=== COLLECTED DATA ===
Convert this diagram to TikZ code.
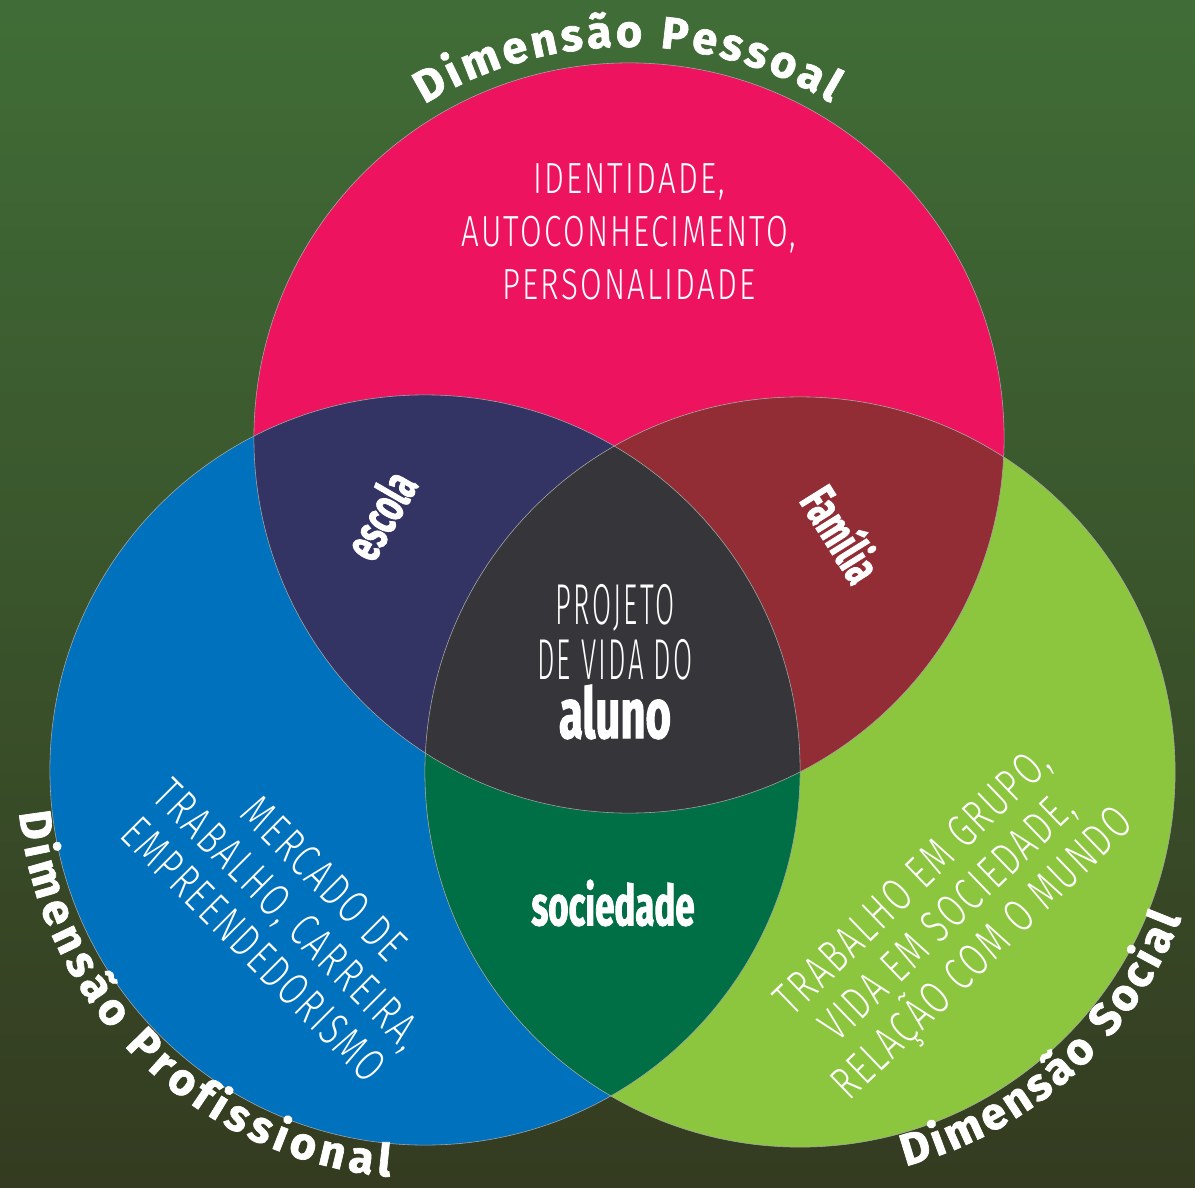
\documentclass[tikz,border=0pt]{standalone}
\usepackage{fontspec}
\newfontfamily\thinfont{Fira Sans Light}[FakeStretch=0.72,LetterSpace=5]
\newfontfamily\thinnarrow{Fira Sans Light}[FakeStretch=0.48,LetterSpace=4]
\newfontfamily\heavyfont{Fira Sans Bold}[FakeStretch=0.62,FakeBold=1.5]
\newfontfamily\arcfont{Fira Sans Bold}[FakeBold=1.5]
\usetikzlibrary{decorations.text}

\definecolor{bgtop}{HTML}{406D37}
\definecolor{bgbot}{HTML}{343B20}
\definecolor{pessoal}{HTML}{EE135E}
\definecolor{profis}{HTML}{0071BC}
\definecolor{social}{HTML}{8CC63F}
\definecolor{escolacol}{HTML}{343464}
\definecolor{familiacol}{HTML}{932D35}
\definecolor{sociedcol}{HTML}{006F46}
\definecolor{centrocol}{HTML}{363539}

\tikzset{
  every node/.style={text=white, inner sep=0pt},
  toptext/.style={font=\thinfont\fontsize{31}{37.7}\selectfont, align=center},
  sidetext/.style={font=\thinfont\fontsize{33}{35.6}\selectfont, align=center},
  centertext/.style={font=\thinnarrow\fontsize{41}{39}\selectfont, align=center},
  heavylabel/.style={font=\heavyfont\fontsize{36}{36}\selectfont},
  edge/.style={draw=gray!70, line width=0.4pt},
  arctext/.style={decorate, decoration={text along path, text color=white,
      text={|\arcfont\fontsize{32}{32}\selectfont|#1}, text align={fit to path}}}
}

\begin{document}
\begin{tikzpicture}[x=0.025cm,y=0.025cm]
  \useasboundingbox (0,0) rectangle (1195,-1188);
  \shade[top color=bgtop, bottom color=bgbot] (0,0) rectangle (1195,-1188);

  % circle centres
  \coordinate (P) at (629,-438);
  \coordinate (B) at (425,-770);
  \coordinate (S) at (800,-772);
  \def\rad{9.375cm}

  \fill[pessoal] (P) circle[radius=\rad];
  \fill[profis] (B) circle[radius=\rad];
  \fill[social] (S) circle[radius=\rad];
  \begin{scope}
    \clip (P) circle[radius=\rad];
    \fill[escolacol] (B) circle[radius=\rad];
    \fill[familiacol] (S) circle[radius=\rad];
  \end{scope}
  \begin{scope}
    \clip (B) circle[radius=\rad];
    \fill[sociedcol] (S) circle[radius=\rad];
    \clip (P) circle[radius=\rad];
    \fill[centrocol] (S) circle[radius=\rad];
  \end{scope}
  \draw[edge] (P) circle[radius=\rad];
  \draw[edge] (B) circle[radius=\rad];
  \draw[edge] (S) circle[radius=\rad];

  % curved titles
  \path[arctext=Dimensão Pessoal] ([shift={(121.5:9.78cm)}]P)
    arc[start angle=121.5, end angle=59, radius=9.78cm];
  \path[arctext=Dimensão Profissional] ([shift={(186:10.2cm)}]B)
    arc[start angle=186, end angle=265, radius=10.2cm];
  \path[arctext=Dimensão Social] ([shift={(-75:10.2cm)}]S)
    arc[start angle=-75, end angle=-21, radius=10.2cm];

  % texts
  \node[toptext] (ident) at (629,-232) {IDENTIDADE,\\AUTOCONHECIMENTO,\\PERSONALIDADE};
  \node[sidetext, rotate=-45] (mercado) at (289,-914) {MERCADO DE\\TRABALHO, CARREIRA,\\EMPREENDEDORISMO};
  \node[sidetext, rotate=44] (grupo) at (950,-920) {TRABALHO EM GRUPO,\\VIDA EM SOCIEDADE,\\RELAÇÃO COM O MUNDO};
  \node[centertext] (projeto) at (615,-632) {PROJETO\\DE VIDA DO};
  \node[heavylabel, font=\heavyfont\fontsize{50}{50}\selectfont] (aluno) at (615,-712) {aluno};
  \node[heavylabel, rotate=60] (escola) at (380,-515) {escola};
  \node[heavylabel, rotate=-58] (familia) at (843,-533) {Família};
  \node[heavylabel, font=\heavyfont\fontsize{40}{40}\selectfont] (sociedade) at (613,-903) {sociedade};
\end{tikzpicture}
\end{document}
===
- [GOAL OF THE EXERCISE]: Repeat the data exactly in full, omitting its pictures.

- [ANSWER IN FULL]:
Convert this diagram to TikZ code.
\documentclass[tikz,border=0pt]{standalone}
\usepackage{fontspec}
\newfontfamily\thinfont{Fira Sans Light}[FakeStretch=0.72,LetterSpace=5]
\newfontfamily\thinnarrow{Fira Sans Light}[FakeStretch=0.48,LetterSpace=4]
\newfontfamily\heavyfont{Fira Sans Bold}[FakeStretch=0.62,FakeBold=1.5]
\newfontfamily\arcfont{Fira Sans Bold}[FakeBold=1.5]
\usetikzlibrary{decorations.text}

\definecolor{bgtop}{HTML}{406D37}
\definecolor{bgbot}{HTML}{343B20}
\definecolor{pessoal}{HTML}{EE135E}
\definecolor{profis}{HTML}{0071BC}
\definecolor{social}{HTML}{8CC63F}
\definecolor{escolacol}{HTML}{343464}
\definecolor{familiacol}{HTML}{932D35}
\definecolor{sociedcol}{HTML}{006F46}
\definecolor{centrocol}{HTML}{363539}

\tikzset{
  every node/.style={text=white, inner sep=0pt},
  toptext/.style={font=\thinfont\fontsize{31}{37.7}\selectfont, align=center},
  sidetext/.style={font=\thinfont\fontsize{33}{35.6}\selectfont, align=center},
  centertext/.style={font=\thinnarrow\fontsize{41}{39}\selectfont, align=center},
  heavylabel/.style={font=\heavyfont\fontsize{36}{36}\selectfont},
  edge/.style={draw=gray!70, line width=0.4pt},
  arctext/.style={decorate, decoration={text along path, text color=white,
      text={|\arcfont\fontsize{32}{32}\selectfont|#1}, text align={fit to path}}}
}

\begin{document}
\begin{tikzpicture}[x=0.025cm,y=0.025cm]
  \useasboundingbox (0,0) rectangle (1195,-1188);
  \shade[top color=bgtop, bottom color=bgbot] (0,0) rectangle (1195,-1188);

  % circle centres
  \coordinate (P) at (629,-438);
  \coordinate (B) at (425,-770);
  \coordinate (S) at (800,-772);
  \def\rad{9.375cm}

  \fill[pessoal] (P) circle[radius=\rad];
  \fill[profis] (B) circle[radius=\rad];
  \fill[social] (S) circle[radius=\rad];
  \begin{scope}
    \clip (P) circle[radius=\rad];
    \fill[escolacol] (B) circle[radius=\rad];
    \fill[familiacol] (S) circle[radius=\rad];
  \end{scope}
  \begin{scope}
    \clip (B) circle[radius=\rad];
    \fill[sociedcol] (S) circle[radius=\rad];
    \clip (P) circle[radius=\rad];
    \fill[centrocol] (S) circle[radius=\rad];
  \end{scope}
  \draw[edge] (P) circle[radius=\rad];
  \draw[edge] (B) circle[radius=\rad];
  \draw[edge] (S) circle[radius=\rad];

  % curved titles
  \path[arctext=Dimensão Pessoal] ([shift={(121.5:9.78cm)}]P)
    arc[start angle=121.5, end angle=59, radius=9.78cm];
  \path[arctext=Dimensão Profissional] ([shift={(186:10.2cm)}]B)
    arc[start angle=186, end angle=265, radius=10.2cm];
  \path[arctext=Dimensão Social] ([shift={(-75:10.2cm)}]S)
    arc[start angle=-75, end angle=-21, radius=10.2cm];

  % texts
  \node[toptext] (ident) at (629,-232) {IDENTIDADE,\\AUTOCONHECIMENTO,\\PERSONALIDADE};
  \node[sidetext, rotate=-45] (mercado) at (289,-914) {MERCADO DE\\TRABALHO, CARREIRA,\\EMPREENDEDORISMO};
  \node[sidetext, rotate=44] (grupo) at (950,-920) {TRABALHO EM GRUPO,\\VIDA EM SOCIEDADE,\\RELAÇÃO COM O MUNDO};
  \node[centertext] (projeto) at (615,-632) {PROJETO\\DE VIDA DO};
  \node[heavylabel, font=\heavyfont\fontsize{50}{50}\selectfont] (aluno) at (615,-712) {aluno};
  \node[heavylabel, rotate=60] (escola) at (380,-515) {escola};
  \node[heavylabel, rotate=-58] (familia) at (843,-533) {Família};
  \node[heavylabel, font=\heavyfont\fontsize{40}{40}\selectfont] (sociedade) at (613,-903) {sociedade};
\end{tikzpicture}
\end{document}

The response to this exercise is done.